_WHAT IS BEING ASKED_:
Transcribe the records below from the first line to the line that includes "fig = go.Figure()", inclusive, and omit the pictures.

_Code that draws figures_:
────
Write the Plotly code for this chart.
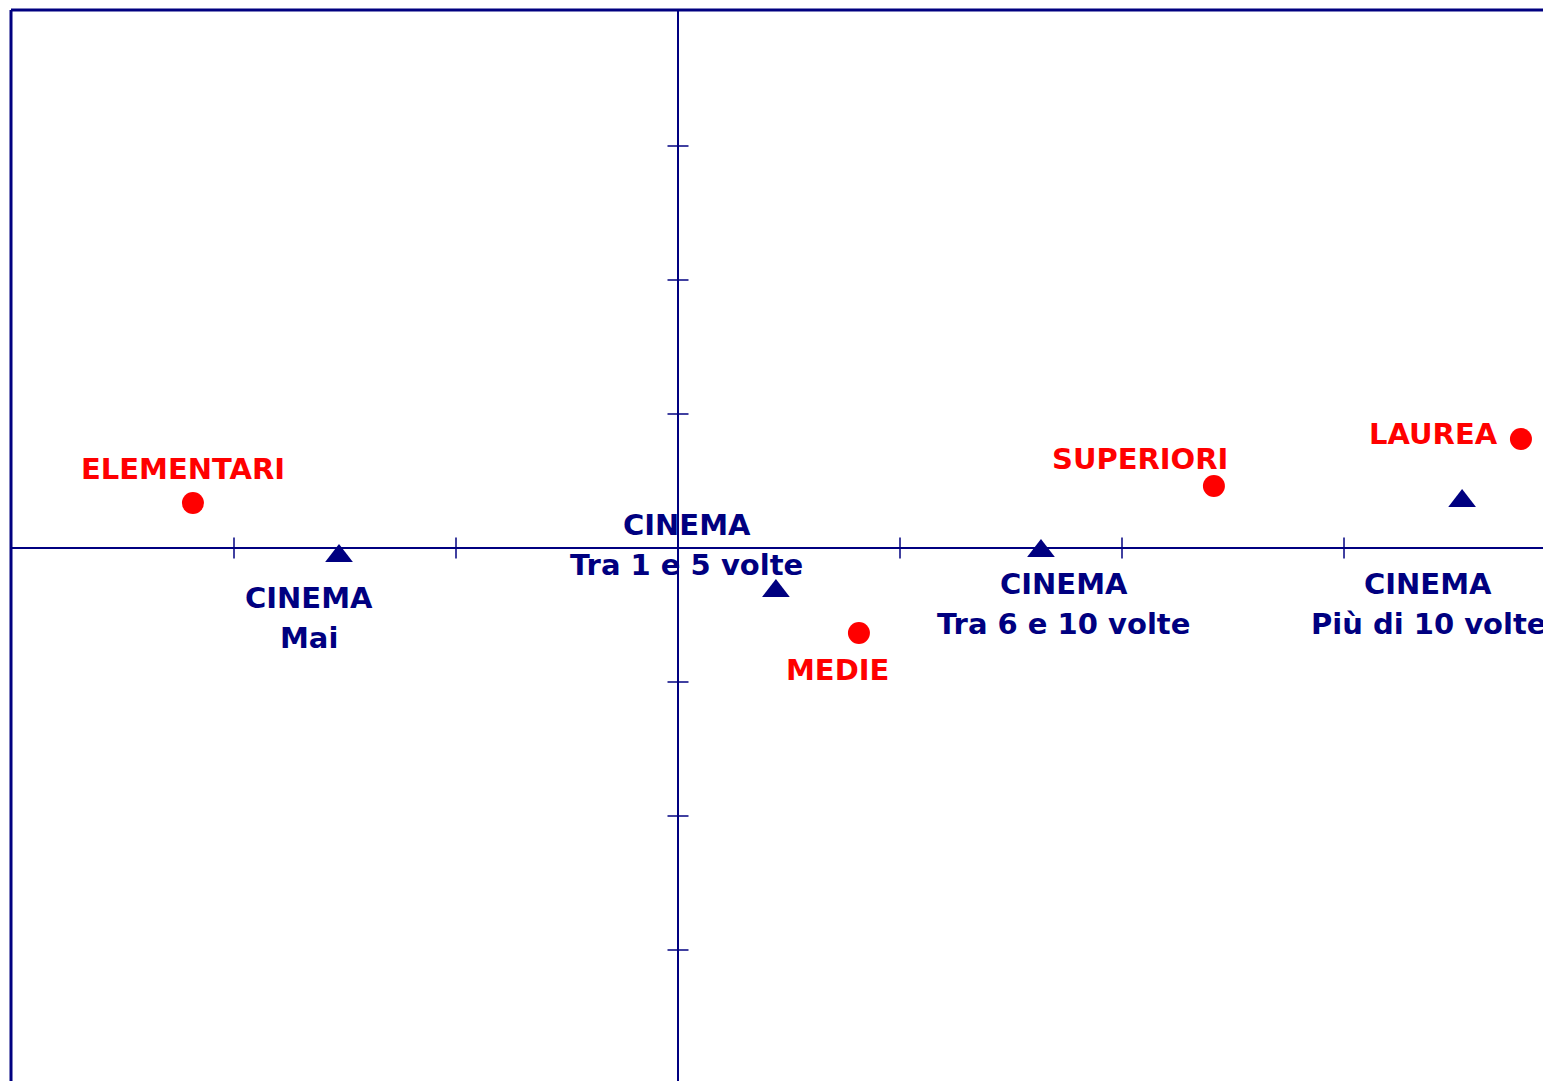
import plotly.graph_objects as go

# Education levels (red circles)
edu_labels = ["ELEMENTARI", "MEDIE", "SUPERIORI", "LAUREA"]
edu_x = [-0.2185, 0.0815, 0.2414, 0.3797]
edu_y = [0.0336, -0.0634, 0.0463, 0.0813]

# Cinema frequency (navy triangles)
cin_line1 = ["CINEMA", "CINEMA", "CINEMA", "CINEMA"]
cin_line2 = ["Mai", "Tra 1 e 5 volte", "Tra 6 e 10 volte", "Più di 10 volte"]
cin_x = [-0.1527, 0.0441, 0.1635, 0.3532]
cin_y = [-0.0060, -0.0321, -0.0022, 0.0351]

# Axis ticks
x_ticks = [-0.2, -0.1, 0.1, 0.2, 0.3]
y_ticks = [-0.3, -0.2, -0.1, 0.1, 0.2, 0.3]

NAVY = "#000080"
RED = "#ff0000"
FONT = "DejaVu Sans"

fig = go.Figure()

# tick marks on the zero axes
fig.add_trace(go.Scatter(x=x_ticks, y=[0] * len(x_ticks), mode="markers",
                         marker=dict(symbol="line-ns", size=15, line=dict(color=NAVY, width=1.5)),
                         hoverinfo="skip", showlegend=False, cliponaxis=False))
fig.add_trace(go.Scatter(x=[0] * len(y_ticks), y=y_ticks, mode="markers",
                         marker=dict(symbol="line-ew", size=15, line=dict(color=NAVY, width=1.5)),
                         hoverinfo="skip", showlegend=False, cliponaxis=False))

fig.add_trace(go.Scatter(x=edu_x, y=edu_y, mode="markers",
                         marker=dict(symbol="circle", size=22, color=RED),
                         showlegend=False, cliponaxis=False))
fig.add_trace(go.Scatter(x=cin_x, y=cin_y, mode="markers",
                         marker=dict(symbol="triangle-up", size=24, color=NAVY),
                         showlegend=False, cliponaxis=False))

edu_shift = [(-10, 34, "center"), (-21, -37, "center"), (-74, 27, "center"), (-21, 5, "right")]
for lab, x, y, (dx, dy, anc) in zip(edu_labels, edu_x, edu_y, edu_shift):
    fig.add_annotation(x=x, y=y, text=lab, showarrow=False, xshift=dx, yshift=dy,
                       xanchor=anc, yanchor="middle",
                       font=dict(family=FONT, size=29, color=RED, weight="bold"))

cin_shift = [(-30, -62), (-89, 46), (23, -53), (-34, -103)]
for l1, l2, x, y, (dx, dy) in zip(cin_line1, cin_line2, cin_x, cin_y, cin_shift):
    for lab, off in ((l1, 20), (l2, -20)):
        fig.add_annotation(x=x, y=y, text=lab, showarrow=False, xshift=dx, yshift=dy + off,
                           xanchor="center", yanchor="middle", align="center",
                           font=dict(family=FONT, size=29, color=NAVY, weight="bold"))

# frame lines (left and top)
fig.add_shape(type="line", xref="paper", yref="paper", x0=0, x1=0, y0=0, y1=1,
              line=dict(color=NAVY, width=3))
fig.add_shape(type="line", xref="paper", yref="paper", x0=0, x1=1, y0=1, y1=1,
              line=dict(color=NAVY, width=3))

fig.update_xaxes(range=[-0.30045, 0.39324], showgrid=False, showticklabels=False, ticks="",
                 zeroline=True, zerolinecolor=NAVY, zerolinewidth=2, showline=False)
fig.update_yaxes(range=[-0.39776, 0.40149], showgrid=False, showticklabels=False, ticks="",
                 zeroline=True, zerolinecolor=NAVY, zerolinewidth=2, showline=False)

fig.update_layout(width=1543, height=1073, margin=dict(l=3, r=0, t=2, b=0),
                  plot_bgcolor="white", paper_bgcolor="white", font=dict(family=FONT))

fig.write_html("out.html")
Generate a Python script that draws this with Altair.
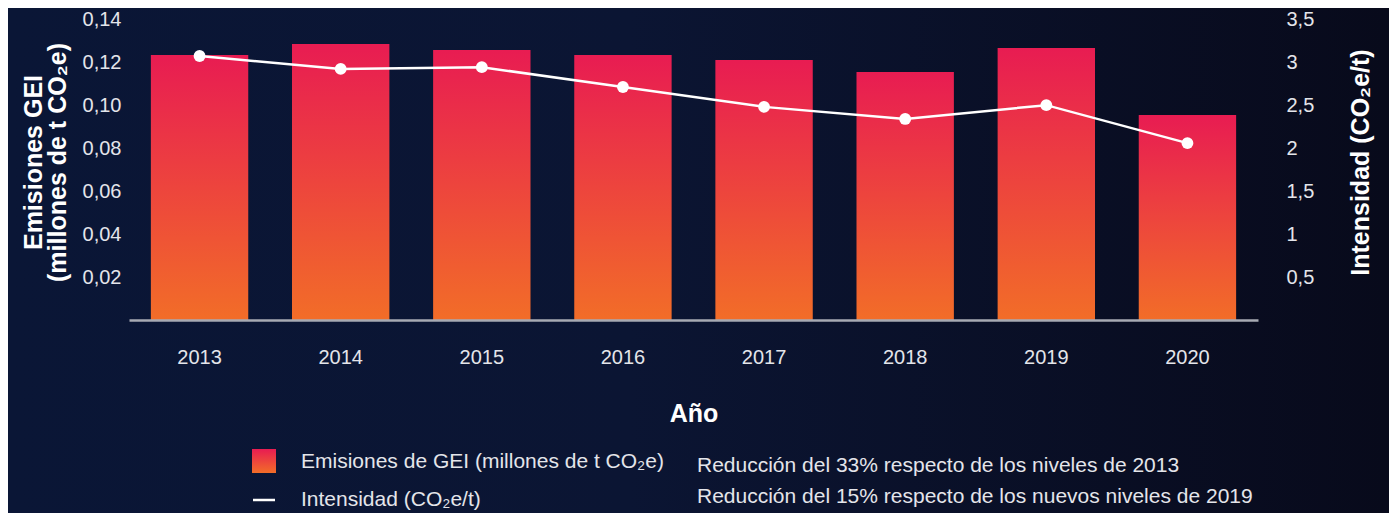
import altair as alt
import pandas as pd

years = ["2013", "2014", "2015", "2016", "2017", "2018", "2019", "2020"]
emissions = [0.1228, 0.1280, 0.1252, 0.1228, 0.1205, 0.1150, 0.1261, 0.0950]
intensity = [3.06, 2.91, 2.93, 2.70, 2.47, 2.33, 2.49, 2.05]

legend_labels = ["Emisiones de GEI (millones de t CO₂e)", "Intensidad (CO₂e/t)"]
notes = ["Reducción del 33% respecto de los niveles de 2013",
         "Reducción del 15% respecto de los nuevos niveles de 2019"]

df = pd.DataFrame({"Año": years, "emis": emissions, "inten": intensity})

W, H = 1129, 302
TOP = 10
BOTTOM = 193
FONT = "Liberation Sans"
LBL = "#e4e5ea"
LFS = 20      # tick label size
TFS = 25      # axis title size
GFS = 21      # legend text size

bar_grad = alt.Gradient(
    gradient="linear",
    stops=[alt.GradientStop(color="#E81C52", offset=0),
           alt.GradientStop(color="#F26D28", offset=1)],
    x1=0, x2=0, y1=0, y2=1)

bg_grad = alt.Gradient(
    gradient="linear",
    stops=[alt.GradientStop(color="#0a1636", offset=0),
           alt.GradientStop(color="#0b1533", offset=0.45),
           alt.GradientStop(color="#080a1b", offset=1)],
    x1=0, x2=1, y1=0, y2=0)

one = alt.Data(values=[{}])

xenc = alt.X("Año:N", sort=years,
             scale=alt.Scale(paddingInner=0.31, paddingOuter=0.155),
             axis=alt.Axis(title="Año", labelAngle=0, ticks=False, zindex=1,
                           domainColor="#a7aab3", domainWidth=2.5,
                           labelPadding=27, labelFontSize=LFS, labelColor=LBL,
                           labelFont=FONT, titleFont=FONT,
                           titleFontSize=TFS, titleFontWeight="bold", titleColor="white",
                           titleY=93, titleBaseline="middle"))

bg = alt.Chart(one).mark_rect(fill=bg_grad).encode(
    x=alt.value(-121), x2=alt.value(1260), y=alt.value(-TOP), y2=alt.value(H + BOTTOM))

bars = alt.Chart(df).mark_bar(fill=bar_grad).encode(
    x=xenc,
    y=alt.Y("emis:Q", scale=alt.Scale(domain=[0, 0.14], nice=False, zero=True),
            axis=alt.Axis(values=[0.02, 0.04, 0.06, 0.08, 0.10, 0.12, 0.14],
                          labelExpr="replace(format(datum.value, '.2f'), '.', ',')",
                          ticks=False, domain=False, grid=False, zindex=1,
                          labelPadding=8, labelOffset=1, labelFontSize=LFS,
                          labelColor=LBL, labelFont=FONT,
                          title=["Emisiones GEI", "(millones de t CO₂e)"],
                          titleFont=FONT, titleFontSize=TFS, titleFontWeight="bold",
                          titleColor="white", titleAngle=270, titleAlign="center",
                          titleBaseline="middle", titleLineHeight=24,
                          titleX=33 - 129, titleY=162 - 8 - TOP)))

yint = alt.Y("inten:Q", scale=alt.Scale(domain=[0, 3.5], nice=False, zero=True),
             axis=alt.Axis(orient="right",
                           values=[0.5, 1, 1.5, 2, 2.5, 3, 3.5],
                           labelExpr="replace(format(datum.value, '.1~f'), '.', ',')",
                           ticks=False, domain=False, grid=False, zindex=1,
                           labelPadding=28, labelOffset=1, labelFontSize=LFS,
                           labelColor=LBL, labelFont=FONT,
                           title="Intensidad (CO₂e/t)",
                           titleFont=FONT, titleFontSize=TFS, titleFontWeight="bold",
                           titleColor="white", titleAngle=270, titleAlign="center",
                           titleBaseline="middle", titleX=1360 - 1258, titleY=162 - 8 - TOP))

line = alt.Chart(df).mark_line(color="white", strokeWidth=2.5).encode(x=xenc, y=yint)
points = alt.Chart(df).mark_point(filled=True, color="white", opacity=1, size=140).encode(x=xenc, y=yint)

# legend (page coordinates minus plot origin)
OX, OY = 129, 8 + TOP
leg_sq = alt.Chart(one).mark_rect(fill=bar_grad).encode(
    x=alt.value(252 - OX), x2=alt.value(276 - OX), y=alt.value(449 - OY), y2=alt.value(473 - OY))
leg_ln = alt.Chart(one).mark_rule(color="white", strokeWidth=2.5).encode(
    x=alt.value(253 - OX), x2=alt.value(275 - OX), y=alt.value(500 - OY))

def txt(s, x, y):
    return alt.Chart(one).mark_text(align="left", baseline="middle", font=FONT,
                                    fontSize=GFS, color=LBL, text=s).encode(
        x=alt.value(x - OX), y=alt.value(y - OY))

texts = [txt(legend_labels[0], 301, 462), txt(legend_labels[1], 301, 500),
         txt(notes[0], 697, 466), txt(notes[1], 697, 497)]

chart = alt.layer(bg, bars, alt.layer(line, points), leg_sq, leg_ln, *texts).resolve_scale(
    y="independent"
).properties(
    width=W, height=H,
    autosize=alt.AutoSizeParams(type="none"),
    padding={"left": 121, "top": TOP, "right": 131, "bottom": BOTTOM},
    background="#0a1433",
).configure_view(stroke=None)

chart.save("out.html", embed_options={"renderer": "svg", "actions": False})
────
_ANSWER TO THE EXERCISE_:
Write the Plotly code for this chart.
import plotly.graph_objects as go

# Education levels (red circles)
edu_labels = ["ELEMENTARI", "MEDIE", "SUPERIORI", "LAUREA"]
edu_x = [-0.2185, 0.0815, 0.2414, 0.3797]
edu_y = [0.0336, -0.0634, 0.0463, 0.0813]

# Cinema frequency (navy triangles)
cin_line1 = ["CINEMA", "CINEMA", "CINEMA", "CINEMA"]
cin_line2 = ["Mai", "Tra 1 e 5 volte", "Tra 6 e 10 volte", "Più di 10 volte"]
cin_x = [-0.1527, 0.0441, 0.1635, 0.3532]
cin_y = [-0.0060, -0.0321, -0.0022, 0.0351]

# Axis ticks
x_ticks = [-0.2, -0.1, 0.1, 0.2, 0.3]
y_ticks = [-0.3, -0.2, -0.1, 0.1, 0.2, 0.3]

NAVY = "#000080"
RED = "#ff0000"
FONT = "DejaVu Sans"

fig = go.Figure()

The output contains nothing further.